Optimizing RLHF Training for Large Language Models with Stage Fusion
Yinmin Zhong, Zili Zhang, Bingyang Wu, Shengyu Liu, Yukun Chen, Changyi Wan, Hanpeng Hu, Lei Xia, Ranchen Ming, Yibo Zhu, Xin Jin
TL;DR
RLHFuse tackles two core inefficiencies in RLHF training: long-tail generation causing downstream idle time and pipeline bubbles in large-scale training. By introducing data-aware inter-stage fusion (sample-level overlap between generation and inference) and model-aware intra-stage fusion (fused bi-directional schedules for Actor and Critic micro-batches), it significantly improves GPU utilization. The approach relies on a migration-threshold mechanism and simulated annealing-based schedule optimization, backed by production-oriented system optimizations. Empirical results on 13B–65B LLaMA models show throughput gains up to 3.7x over state-of-the-art baselines, along with close-to-lower-bound latency and memory performance in fused schedules, indicating strong practical impact for scalable RLHF deployment.
Abstract
We present RLHFuse, an efficient training system with stage fusion for Reinforcement Learning from Human Feedback (RLHF). Due to the intrinsic nature of RLHF training, i.e., the data skewness in the generation stage and the pipeline bubbles in the training stage, existing RLHF systems suffer from low GPU utilization. RLHFuse breaks the traditional view of RLHF workflow as a composition of individual tasks, splitting each task into finer-grained subtasks, and performing stage fusion to improve GPU utilization. RLHFuse contains two key ideas.

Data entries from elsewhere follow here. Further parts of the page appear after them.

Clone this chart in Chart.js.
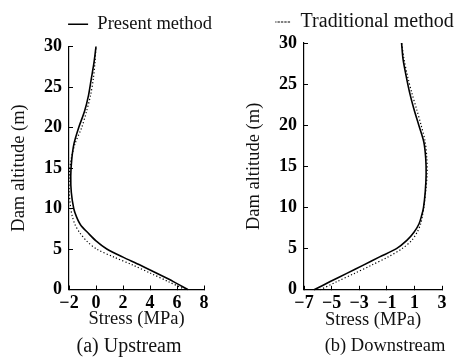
<!DOCTYPE html>
<html>
<head>
<meta charset="utf-8">
<script src="https://cdn.jsdelivr.net/npm/chart.js@4.4.1/dist/chart.umd.min.js"></script>
<style>
  html, body { margin: 0; padding: 0; background: #fff; }
  #wrap { position: relative; width: 455px; height: 359px; overflow: hidden; }
  canvas { position: absolute; top: 0; }
</style>
</head>
<body>
<div id="wrap">
  <canvas id="upChart" width="227" height="359" style="left:0px"></canvas>
  <canvas id="downChart" width="220" height="359" style="left:235px"></canvas>
</div>
<script>
var altitude = [0, 1, 2, 3, 4, 5, 6, 7, 8, 9, 10, 12, 14, 16, 18, 20, 22, 24, 26, 28, 30];

// (a) upstream face stress (MPa)
var upPresent     = [6.8, 5.7, 4.5, 3.3, 2.0, 0.8, 0.0, -0.6, -1.15, -1.45, -1.65, -1.83, -1.87, -1.8, -1.63, -1.28, -0.85, -0.55, -0.35, -0.15, 0.0];
var upTraditional = [6.6, 5.33, 4.05, 2.75, 1.33, 0.04, -0.7, -1.2, -1.55, -1.75, -1.87, -1.98, -1.98, -1.85, -1.55, -1.06, -0.7, -0.4, -0.2, -0.08, 0.0];

// (b) downstream face stress (MPa)
var downPresent     = [-6.27, -5.1, -3.9, -2.7, -1.52, -0.3, 0.45, 0.97, 1.33, 1.52, 1.66, 1.79, 1.85, 1.82, 1.68, 1.32, 0.96, 0.65, 0.4, 0.18, 0.07];
var downTraditional = [-5.83, -4.6, -3.33, -2.1, -0.9, 0.1, 0.8, 1.2, 1.45, 1.58, 1.68, 1.82, 1.92, 1.9, 1.78, 1.49, 1.15, 0.8, 0.5, 0.25, 0.08];

// tick values
var upTicks   = [-2, 0, 2, 4, 6, 8];
var downTicks = [-7, -5, -3, -1, 1, 3];
var altTicks  = [0, 5, 10, 15, 20, 25, 30];

var labelPresent = 'Present method';
var labelTraditional = 'Traditional method';

Chart.defaults.font.family = "'Liberation Serif', 'Times New Roman', serif";
Chart.defaults.color = '#111';

function toPoints(xs) {
    var pts = [];
    for (let i = 0; i < altitude.length; i++) {
        pts.push({ x: xs[i], y: altitude[i] });
    }
    return pts;
}

function fmt(v) {                       // real minus sign like the paper
    return v < 0 ? '\u2212' + Math.abs(v) : String(v);
}

// nudges legend and caption after layout
const boxShift = {
    id: 'boxShift',
    afterLayout(chart, args, opts) {
        if (chart.legend) {
            chart.legend.left += opts.legendDx || 0;
            chart.legend.right += opts.legendDx || 0;
            chart.legend.top += opts.legendDy || 0;
            chart.legend.bottom += opts.legendDy || 0;
        }
        if (chart.titleBlock) {
            chart.titleBlock.left += opts.titleDx || 0;
            chart.titleBlock.right += opts.titleDx || 0;
        }
    }
};

function makeChart(id, cfg) {
    const ctx = document.getElementById(id).getContext('2d');
    return new Chart(ctx, {
        type: 'line',
        data: {
            datasets: [{
                label: labelPresent,
                data: toPoints(cfg.present),
                borderColor: '#000',
                backgroundColor: 'rgba(0,0,0,0)',
                borderWidth: 1.6,
                pointRadius: 0,
                tension: 0.3,
                fill: false
            }, {
                label: labelTraditional,
                data: toPoints(cfg.traditional),
                borderColor: '#000',
                backgroundColor: 'rgba(0,0,0,0)',
                borderWidth: 1.2,
                borderDash: [1.2, 2.2],
                pointRadius: 0,
                tension: 0.3,
                fill: false
            }]
        },
        plugins: [boxShift],
        options: {
            responsive: false,
            animation: false,
            devicePixelRatio: 1,
            clip: false,
            layout: { padding: { left: 4, right: cfg.padRight, top: cfg.padTop, bottom: 0 } },
            scales: {
                x: {
                    type: 'linear',
                    min: cfg.xMin,
                    max: cfg.xMax,
                    afterBuildTicks: function (scale) {
                        scale.ticks = cfg.xTicks.map(v => ({ value: v }));
                    },
                    ticks: {
                        callback: fmt,
                        padding: 6.7,
                        maxRotation: 0,
                        color: '#000',
                        font: { size: 18, weight: 'bold' }
                    },
                    grid: { drawOnChartArea: false, tickLength: -4, color: '#000', lineWidth: 1 },
                    border: { color: '#000', width: 1.2 },
                    title: {
                        display: true,
                        text: 'Stress (MPa)',
                        color: '#111',
                        font: { size: 18.5 },
                        padding: { top: -12, bottom: 4.3 }
                    }
                },
                y: {
                    type: 'linear',
                    min: 0,
                    max: 30,
                    afterBuildTicks: function (scale) {
                        scale.ticks = altTicks.map(v => ({ value: v }));
                    },
                    ticks: {
                        padding: 11,
                        color: '#000',
                        font: { size: 18, weight: 'bold' }
                    },
                    grid: { drawOnChartArea: false, tickLength: -4, color: '#000', lineWidth: 1 },
                    border: { color: '#000', width: 1.2 },
                    title: {
                        display: true,
                        text: 'Dam altitude (m)',
                        color: '#111',
                        font: { size: 18.5 },
                        padding: { top: 4.4, bottom: 2.4 }
                    }
                }
            },
            plugins: {
                legend: {
                    display: true,
                    position: 'top',
                    labels: {
                        filter: item => item.text === cfg.shown,
                        boxWidth: cfg.keyWidth,
                        boxHeight: 0,
                        padding: cfg.legendPad,
                        color: '#111',
                        font: { size: cfg.legendFont }
                    }
                },
                boxShift: { legendDx: cfg.legendDx, legendDy: cfg.legendDy, titleDx: cfg.titleDx },
                title: {
                    display: true,
                    position: 'bottom',
                    fullSize: false,
                    text: cfg.caption,
                    color: '#111',
                    font: { size: cfg.captionFont, weight: 'normal' },
                    padding: { top: 0, bottom: cfg.captionPad }
                },
                tooltip: { enabled: false }
            }
        }
    });
}

makeChart('upChart', {
    present: upPresent, traditional: upTraditional,
    xTicks: upTicks, xMin: -2, xMax: 8,
    caption: '(a) Upstream', captionFont: 20, captionPad: 0, titleDx: -7.5,
    shown: labelPresent, legendFont: 18.5, legendPad: 6, keyWidth: 20, legendDx: 36, legendDy: -3,
    padTop: 12, padRight: 23
});
makeChart('downChart', {
    present: downPresent, traditional: downTraditional,
    xTicks: downTicks, xMin: -7, xMax: 3,
    caption: '(b) Downstream', captionFont: 18.5, captionPad: 1.5, titleDx: 12,
    shown: labelTraditional, legendFont: 20, legendPad: 3.5, keyWidth: 15.3, legendDx: 24, legendDy: -1,
    padTop: 9.5, padRight: 13
});
</script>
</body>
</html>
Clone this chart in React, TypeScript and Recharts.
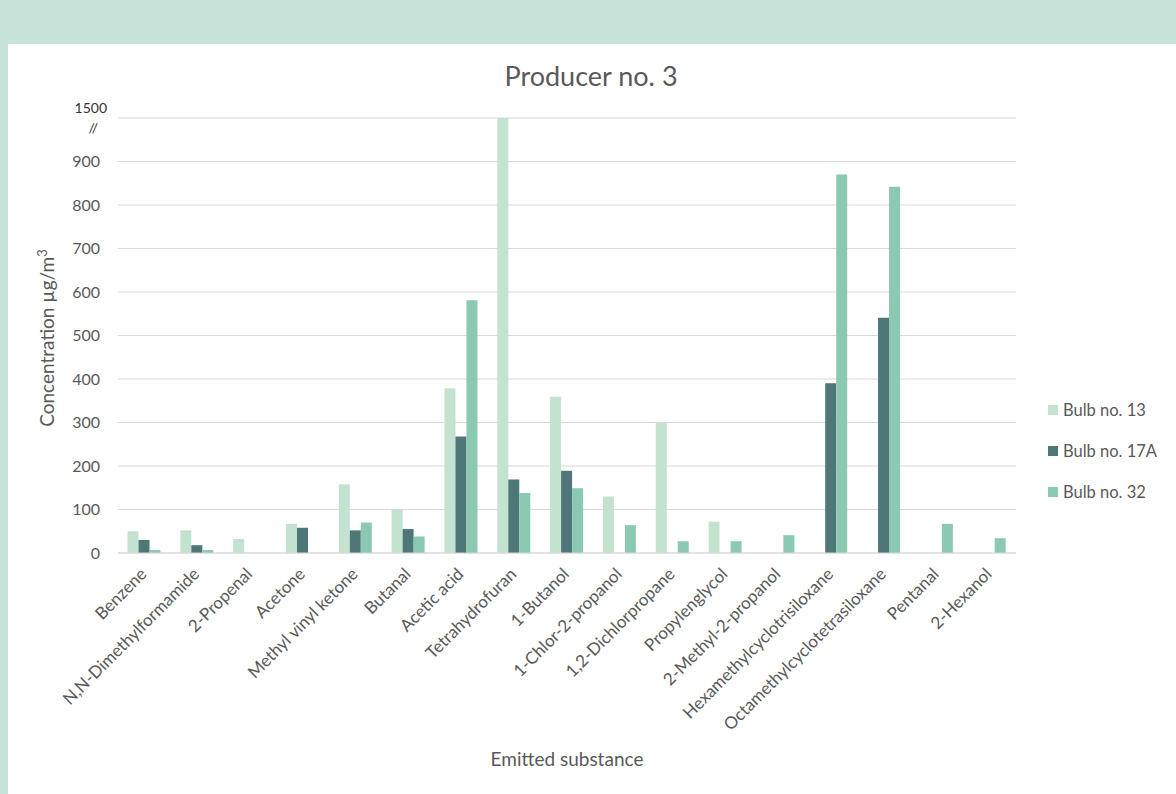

First, for generation and inference tasks, RLHFuse splits them into sample-level subtasks, enabling efficient inter-stage fusion to overlap the execution of generation and inference stages, thus mitigating the original generation bottleneck dominated by long-tailed samples. Second, for training tasks, RLHFuse breaks them into subtasks of micro-batches and performs intra-stage fusion to concurrently execute these subtasks in the training stage with a fused pipeline schedule, effectively mitigating the pipeline bubbles. The experiments show that RLHFuse increases the training throughput by up to $3.7\times$, compared to existing systems.